Bringing computational expensive programs to smartphones a couple of problems (or "challenges"). Obviously the CPU in such a small device is rather slow compared to a desktop computer. The iPhone used has a CPU with approx. 400 MHz, which is not much but yet quite a number for a small device (especially a couple of years ago). The next thing is the camera. It is also much slower compared to a webcam. The iPhone's camera has a frame rate below 15Hz (where a webcam might have double this number), plus it has a rolling shutter (so you might not get the whole frame at once but just a part of it). Klein et al. also argues that the camera has a narrow field-of-view and since the original PTAM requires a wide-angle camera (the demonstration videos look almost like they had fish-eye lenses) this meant even more adapting work.
One of the changes is the reduction of calculated map points. The computer version takes every pound found into consideration and adds it to the map. This can sum up to over 1000 map points. PTAM-m is limited to 35 points. This reduces processing costs significantly. To not loose to much accuracy an image pyramid is calculated, from each 240 by 320 pixels video frame, up to a level of five (with the size of 15 by 20 pixels). On this image pyramids corner detection (Shi-Thomasi corners) is performed. By limiting the number of simultaneous map points this just needs to work faster (or smoothly on a low-end CPU). There are more reductions and limitations compared to PTAM-d.

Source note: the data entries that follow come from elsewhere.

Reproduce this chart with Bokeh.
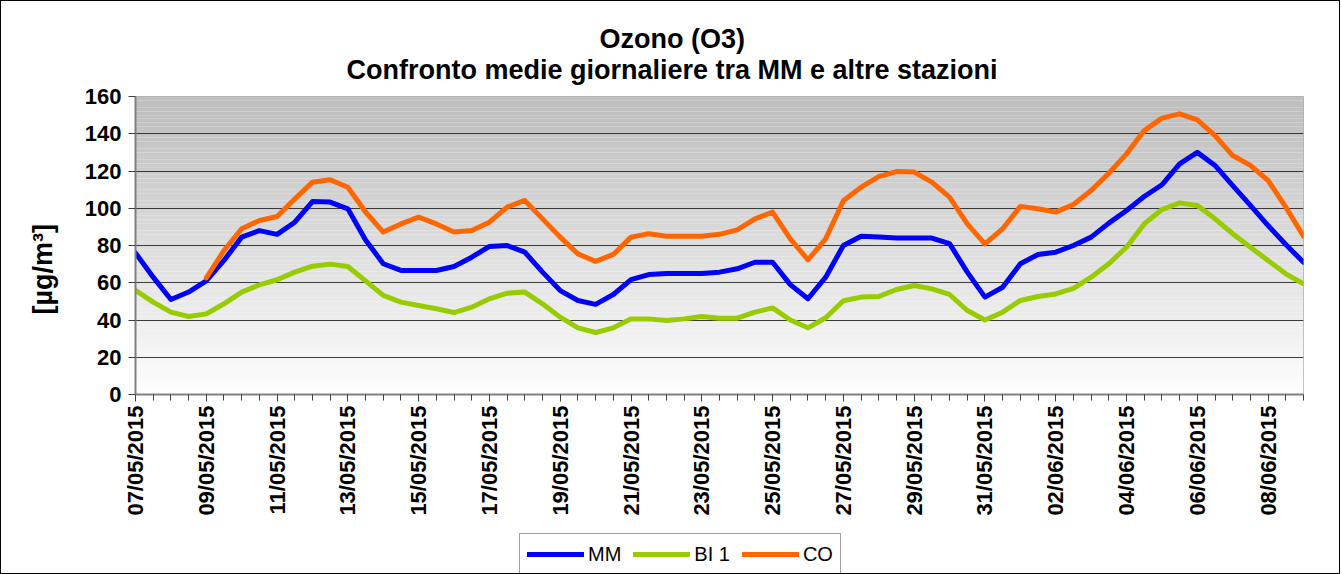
import math
from bokeh.plotting import figure
from bokeh.layouts import column
from bokeh.models import FixedTicker, Legend, LegendItem, Title, Range1d
from bokeh.embed import file_html
from bokeh.resources import INLINE

TITLE_1 = "Ozono (O3)"
TITLE_2 = "Confronto medie giornaliere tra MM e altre stazioni"
Y_LABEL = "[µg/m³]"
SERIES = ["MM", "BI 1", "CO"]
COLORS = ["#0000FF", "#99CC00", "#FF6600"]
TICK_LABELS = ["07/05/2015", "09/05/2015", "11/05/2015", "13/05/2015", "15/05/2015",
               "17/05/2015", "19/05/2015", "21/05/2015", "23/05/2015", "25/05/2015",
               "27/05/2015", "29/05/2015", "31/05/2015", "02/06/2015", "04/06/2015",
               "06/06/2015", "08/06/2015"]
Y_TICKS = [0, 20, 40, 60, 80, 100, 120, 140, 160]

# values every half day, 07/05/2015 -> 09/06/2015
mm = [76, 63, 51, 55, 61, 72, 84.5, 88, 86, 92.5, 103.6, 103.3, 99.7, 83,
      70.2, 66.6, 66.6, 66.6, 68.7, 73.7, 79.5, 80, 76.4, 65.7, 55.8, 50.5,
      48.4, 53.7, 61.7, 64.4, 65, 65, 65, 65.7, 67.5, 71, 71, 59, 51.4, 63,
      80, 85, 84.5, 84, 84, 84, 81, 65.7, 52.3, 57.6, 70.2, 75.2, 76.4, 80,
      84.5, 92, 98.8, 106.3, 112.6, 123.8, 130, 123, 112.2, 101.5, 90.7, 80.5, 71]
bi1 = [56, 49.6, 44.2, 41.9, 43.3, 48.7, 55, 58.9, 61.6, 65.7, 68.9, 70, 68.7, 61,
       53.2, 49.6, 47.8, 46, 44, 46.9, 51.4, 54.4, 55, 48.7, 41.5, 35.8,
       33.3, 35.8, 40.6, 40.6, 39.7, 40.6, 41.9, 41, 41, 44.2, 46.5, 40, 35.8, 41.2,
       50.3, 52.3, 52.6, 56.4, 58.5, 56.7, 53.7, 45.1, 40, 44.2, 50.5, 52.6, 54, 57,
       63, 70.2, 79.1, 91.6, 99.3, 102.9, 101.5, 94.3, 86.3, 79.1, 71.9, 64.8, 59.4]
co = [float("nan"), float("nan"), float("nan"), float("nan"),
      62.6, 77.3, 89, 93.4, 95.6, 105, 114, 115.3, 111.3, 98,
      87.2, 91.6, 95.2, 91.6, 87.2, 88, 92.5, 100.6, 104.2, 94.3, 84.5, 75.5,
      71.5, 75.2, 84.5, 86.3, 85, 85, 85, 86, 88.4, 94.3, 97.9, 83.6, 72.3, 83.6,
      104, 111.3, 117, 119.7, 119.4, 114, 106, 91.6, 80.9, 89, 101, 99.7, 97.9, 102,
      109.5, 118.8, 129.2, 141.7, 148.4, 150.7, 147.5, 139, 128.3, 123, 114.9, 100.6, 85]

x = [i * 0.5 for i in range(len(mm))]
x_end = x[-1]

FONT = "Liberation Sans"
W = 1338

p = figure(width=W, height=529, output_backend="svg", toolbar_location=None,
           x_range=Range1d(0, x_end), y_range=Range1d(0, 160), title=None,
           min_border_left=134, min_border_right=36, min_border_top=95,
           min_border_bottom=136)
p.background_fill_color = "white"
p.border_fill_color = "white"
p.outline_line_color = "#b0b0b0"

# gradient background bands
n_bands = 80
bottoms = [160 * i / n_bands for i in range(n_bands)]
tops = [160 * (i + 1) / n_bands for i in range(n_bands)]
cols = []
for b, t in zip(bottoms, tops):
    v = (b + t) / 2
    g = int(round(254 - 62 * min(v / 150.0, 1.0)))
    cols.append("#%02x%02x%02x" % (g, g, g))
p.quad(left=0, right=x_end, bottom=bottoms, top=tops, fill_color=cols,
       line_color=None, level="image")

p.xgrid.grid_line_color = None
p.ygrid.grid_line_color = "#000000"
p.ygrid.grid_line_alpha = 0.75
p.ygrid.grid_line_width = 1

for ys, c in zip([mm, bi1, co], COLORS):
    p.line(x, ys, line_color=c, line_width=5, line_join="round", line_cap="round")

# axes
p.xaxis.ticker = FixedTicker(ticks=[2 * i for i in range(len(TICK_LABELS))],
                             minor_ticks=x)
p.xaxis.major_label_overrides = {2 * i: lab for i, lab in enumerate(TICK_LABELS)}
p.xaxis.major_label_orientation = math.pi / 2
p.yaxis.ticker = FixedTicker(ticks=Y_TICKS, minor_ticks=[])
for ax in (p.xaxis[0], p.yaxis[0]):
    ax.axis_line_color = "#808080"
    ax.axis_line_width = 2
    ax.major_tick_line_color = "#404040"
    ax.minor_tick_line_color = "#404040"
    ax.major_tick_in = 0
    ax.major_tick_out = 7
    ax.minor_tick_in = 0
    ax.minor_tick_out = 6
    ax.major_label_text_font = FONT
    ax.major_label_text_font_style = "bold"
    ax.major_label_text_font_size = "22px"
    ax.major_label_text_color = "#000000"
p.xaxis.major_label_standoff = 4
p.yaxis.major_label_standoff = 7

# y axis title (left side, shifted down like the original)
p.add_layout(Title(text=Y_LABEL, align="left", offset=80, text_font=FONT,
                   text_font_style="bold", text_font_size="27px", text_color="#000000",
                   standoff=48), "left")

# chart titles
p.add_layout(Title(text=TITLE_2, align="left", offset=211, text_font=FONT,
                   text_font_style="bold", text_font_size="27px", text_color="#000000",
                   standoff=24), "above")
p.add_layout(Title(text=TITLE_1, align="left", offset=464, text_font=FONT,
                   text_font_style="bold", text_font_size="27px", text_color="#000000",
                   standoff=-26), "above")

# legend strip (separate canvas under the chart)
LH = 43
lg = figure(width=W, height=LH, output_backend="svg", toolbar_location=None,
            x_range=Range1d(0, 1), y_range=Range1d(0, 1), min_border=0,
            outline_line_color=None)
lg.axis.visible = False
lg.grid.visible = False
lg.background_fill_color = "white"
lg.border_fill_color = "white"
# placeholder renderers kept outside the visible range: only their style feeds the legend
leg_renderers = [lg.line([-3, -2], [-3, -3], line_color=c, line_width=5, line_cap="round")
                 for c in COLORS]
legend = Legend(items=[LegendItem(label=s, renderers=[r]) for s, r in zip(SERIES, leg_renderers)],
                orientation="horizontal", location=(384, -2),
                padding=7, margin=0, spacing=12, glyph_width=57, glyph_height=26,
                label_height=26, label_standoff=4,
                label_text_font=FONT, label_text_font_size="20px",
                label_text_color="#000000",
                border_line_color="#404040", border_line_width=1,
                background_fill_color="white", background_fill_alpha=1)
lg.add_layout(legend, "center")

layout = column(p, lg, spacing=0)
layout.styles = {"border": "1px solid #000000"}

open("out.html", "w").write(file_html(layout, INLINE))
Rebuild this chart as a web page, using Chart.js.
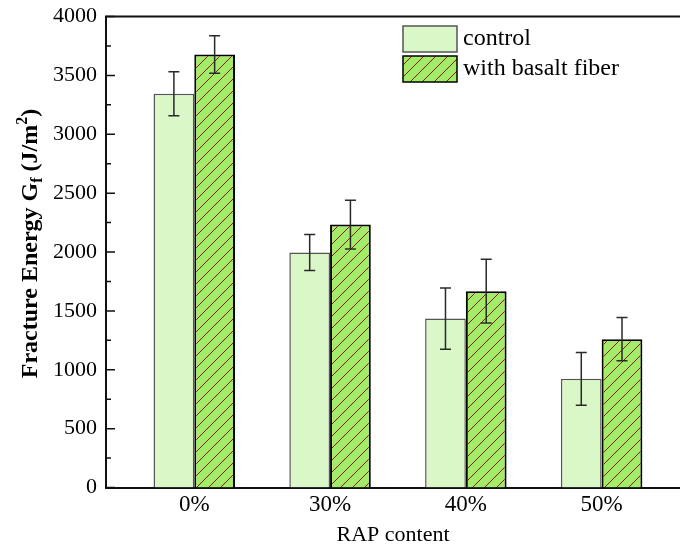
<!DOCTYPE html>
<html>
<head>
<meta charset="utf-8">
<script src="https://cdn.jsdelivr.net/npm/chart.js@4.4.0/dist/chart.umd.min.js"></script>
<style>
  html, body { margin: 0; padding: 0; background: #fff; }
  #wrap { width: 680px; height: 547px; }
</style>
</head>
<body>
<div id="wrap"><canvas id="chart" width="680" height="547"></canvas></div>
<script>
const categories = ["0%", "30%", "40%", "50%"];
const seriesNames = ["control", "with basalt fiber"];
const controlValues = [3344, 1995, 1435, 923];
const controlErrors = [187, 153, 260, 224];
const fiberValues = [3678, 2233, 1667, 1260];
const fiberErrors = [159, 207, 271, 184];
const yTicks = [0, 500, 1000, 1500, 2000, 2500, 3000, 3500, 4000];
const yMinorTicks = [250, 750, 1250, 1750, 2250, 2750, 3250, 3750];

const FONT = '"Liberation Serif", "Times New Roman", serif';
const controlFill = "#d9f7c7";
const fiberFill = "#a3ec68";

function makeHatch() {
    const s = 12;
    const c = document.createElement("canvas");
    c.width = s;
    c.height = s;
    const g = c.getContext("2d");
    g.fillStyle = fiberFill;
    g.fillRect(0, 0, s, s);
    g.strokeStyle = "#8a1c0c";
    g.lineWidth = 1;
    g.beginPath();
    g.moveTo(-1, s + 1);
    g.lineTo(s + 1, -1);
    g.moveTo(-1, 1);
    g.lineTo(1, -1);
    g.moveTo(s - 1, s + 1);
    g.lineTo(s + 1, s - 1);
    g.stroke();
    return g.createPattern(c, "repeat");
}
const hatch = makeHatch();

const toPoints = (values) => values.map((v, i) => ({ x: i + 1, y: v }));

// error bars, inward ticks, top frame line, y title and legend
const decorations = {
    id: "decorations",
    afterDatasetsDraw(chart) {
        const ctx = chart.ctx;
        const y = chart.scales.y;
        chart.data.datasets.forEach((ds, di) => {
            const meta = chart.getDatasetMeta(di);
            meta.data.forEach((bar, i) => {
                const v = ds.data[i].y;
                const e = ds.errors[i];
                const top = y.getPixelForValue(v + e);
                const bot = y.getPixelForValue(v - e);
                ctx.save();
                ctx.strokeStyle = "#2a2a2a";
                ctx.lineWidth = 1.5;
                ctx.beginPath();
                ctx.moveTo(bar.x, top);
                ctx.lineTo(bar.x, bot);
                ctx.moveTo(bar.x - 5.5, top);
                ctx.lineTo(bar.x + 5.5, top);
                ctx.moveTo(bar.x - 5.5, bot);
                ctx.lineTo(bar.x + 5.5, bot);
                ctx.stroke();
                ctx.restore();
            });
        });
    },
    afterDraw(chart) {
        const ctx = chart.ctx;
        const area = chart.chartArea;
        const y = chart.scales.y;
        ctx.save();
        ctx.strokeStyle = "#111";
        ctx.lineWidth = 1.5;
        ctx.beginPath();
        yTicks.forEach((v) => {
            const py = y.getPixelForValue(v);
            ctx.moveTo(area.left, py);
            ctx.lineTo(area.left + 9, py);
        });
        yMinorTicks.forEach((v) => {
            const py = y.getPixelForValue(v);
            ctx.moveTo(area.left, py);
            ctx.lineTo(area.left + 5, py);
        });
        ctx.stroke();
        ctx.lineWidth = 2;
        ctx.beginPath();
        ctx.moveTo(area.left - 1, area.top);
        ctx.lineTo(area.right, area.top);
        ctx.stroke();
        ctx.restore();

        // y axis title with sub/superscript
        ctx.save();
        ctx.translate(36.5, area.top + 227);
        ctx.rotate(-Math.PI / 2);
        ctx.fillStyle = "#000";
        ctx.textBaseline = "alphabetic";
        const big = "bold 24px " + FONT;
        const small = "bold 16px " + FONT;
        const parts = [
            { t: "Fracture Energy G", f: big, dy: 0 },
            { t: "f", f: small, dy: 5 },
            { t: " (J/m", f: big, dy: 0 },
            { t: "2", f: small, dy: -10 },
            { t: ")", f: big, dy: 0 }
        ];
        let total = 0;
        parts.forEach((p) => {
            ctx.font = p.f;
            p.w = ctx.measureText(p.t).width;
            total += p.w;
        });
        let px = -total / 2;
        parts.forEach((p) => {
            ctx.font = p.f;
            ctx.fillText(p.t, px, p.dy);
            px += p.w;
        });
        ctx.restore();

        // legend
        ctx.save();
        const boxes = [
            { fill: controlFill, stroke: "#555", top: 26 },
            { fill: hatch, stroke: "#000", top: 56 }
        ];
        boxes.forEach((b, i) => {
            ctx.fillStyle = b.fill;
            ctx.fillRect(403, b.top, 54, 26);
            ctx.strokeStyle = b.stroke;
            ctx.lineWidth = 1.5;
            ctx.strokeRect(403, b.top, 54, 26);
            ctx.fillStyle = "#000";
            ctx.font = "24px " + FONT;
            ctx.textBaseline = "middle";
            ctx.fillText(seriesNames[i], 463, b.top + 13);
        });
        ctx.restore();
    }
};

new Chart(document.getElementById("chart"), {
    type: "bar",
    data: {
        datasets: [
            {
                label: seriesNames[0],
                data: toPoints(controlValues),
                errors: controlErrors,
                backgroundColor: controlFill,
                borderColor: "#555",
                borderWidth: 1.5,
                categoryPercentage: 0.6,
                barPercentage: 1.0
            },
            {
                label: seriesNames[1],
                data: toPoints(fiberValues),
                errors: fiberErrors,
                backgroundColor: hatch,
                borderColor: "#000",
                borderWidth: 2,
                categoryPercentage: 0.6,
                barPercentage: 1.0
            }
        ]
    },
    options: {
        responsive: false,
        animation: false,
        devicePixelRatio: 1,
        layout: {
            padding: { top: 16.5, right: 0, bottom: 0, left: 0 }
        },
        plugins: {
            legend: { display: false },
            tooltip: { enabled: false }
        },
        scales: {
            x: {
                type: "linear",
                min: 0.35,
                max: 4.577,
                offset: false,
                afterBuildTicks: (axis) => {
                    axis.ticks = categories.map((_, i) => ({ value: i + 1 }));
                },
                afterFit: (axis) => {
                    axis.height = 59.5;
                    axis.paddingLeft = 0;
                    axis.paddingRight = 0;
                },
                ticks: {
                    callback: (value) => categories[Math.round(value) - 1] ?? "",
                    font: { family: FONT, size: 23 },
                    color: "#000",
                    padding: 4,
                    maxRotation: 0,
                    autoSkip: false
                },
                grid: { display: false, drawTicks: false, offset: false },
                border: { display: true, color: "#111", width: 2 },
                title: {
                    display: true,
                    text: "RAP content",
                    font: { family: FONT, size: 22, lineHeight: 1.05 },
                    color: "#000",
                    padding: 0
                }
            },
            y: {
                min: 0,
                max: 4000,
                afterBuildTicks: (axis) => {
                    axis.ticks = yTicks.map((v) => ({ value: v }));
                },
                afterFit: (axis) => {
                    axis.width = 106;
                    axis.paddingTop = 0;
                    axis.paddingBottom = 0;
                },
                ticks: {
                    callback: (value) => String(value),
                    font: { family: FONT, size: 22 },
                    color: "#000",
                    padding: 9
                },
                grid: { display: false, drawTicks: false },
                border: { display: true, color: "#111", width: 2 }
            }
        }
    },
    plugins: [decorations]
});
</script>
</body>
</html>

Tracking motion on a smartphone needs to address potential motion blur, which will occur quickly since the in-built cameras are kind of tiny and not as light sensitive as a webcam or even real cameras. The user will most likely move the device rather slowly, because the device is literary the display which the user wants to look at. Nevertheless, when the light condition is not perfect the camera will produce blurry (and crispy) images. Where PTAM-d does quite extensive work to compensate blurriness using feature search around FAST corners, PTAM-m omits this completely. PTAM-m performs a feature point search in the first level of the image pyramid evaluating a 4-pixel-radius around a feature using a zero-normalised sum of squared differences against an 8x8 pixel template.